If the item isn’t in the list, then you yield the item, and if it’s a directory, you invoke the function again on that directory. That is, within the function body, the function conditionally invokes the same function again. This is a hallmark of a recursive function.

This recursive function efficiently yields all the files and directories that you want, excluding all that you aren’t interested in:

In [35]:
all_item=get_all_items(root_path,SKIP_DIRS)
print(list(all_item))

[PosixPath('/home/pliu/git/RecetteConstance/pyproject.toml'), PosixPath('/home/pliu/git/RecetteConstance/README.md'), PosixPath('/home/pliu/git/RecetteConstance/LICENSE'), PosixPath('/home/pliu/git/RecetteConstance/notebooks'), PosixPath('/home/pliu/git/RecetteConstance/notebooks/03.Check_file_number_and_names.ipynb'), PosixPath('/home/pliu/git/RecetteConstance/notebooks/01.check_data_format.ipynb'), PosixPath('/home/pliu/git/RecetteConstance/notebooks/02.EDA_on_descriptor.ipynb'), PosixPath('/home/pliu/git/RecetteConstance/.gitignore'), PosixPath('/home/pliu/git/RecetteConstance/poetry.lock')]

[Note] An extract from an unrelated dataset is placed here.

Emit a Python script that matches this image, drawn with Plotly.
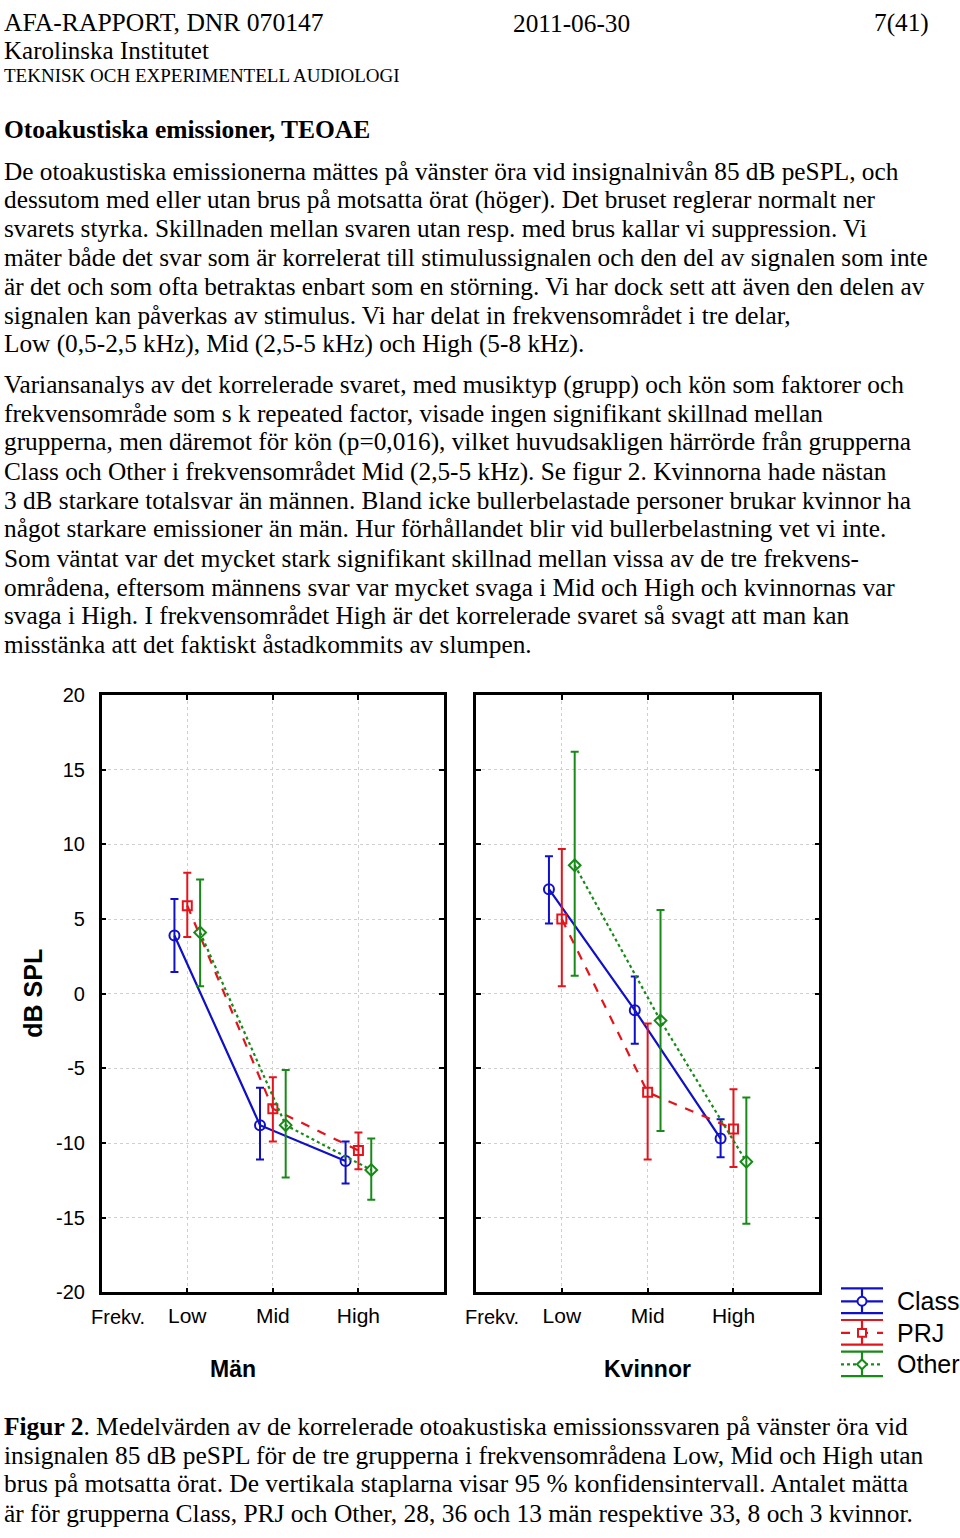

Crucially, you’ve managed to opt out of having to examine all the files in the undesired directories. Once your generator identifies that the directory is in the SKIP_DIRS list, it just skips the whole thing.

So, in this case, using .iterdir() is going to be far more efficient than the equivalent glob methods.

In fact, you’ll find that .iterdir() is generally more efficient than the glob methods if you need to filter on anything more complex than can be achieved with a glob pattern. However, if all you need to do is to get a list of all the .txt files recursively, then the glob methods will be faster.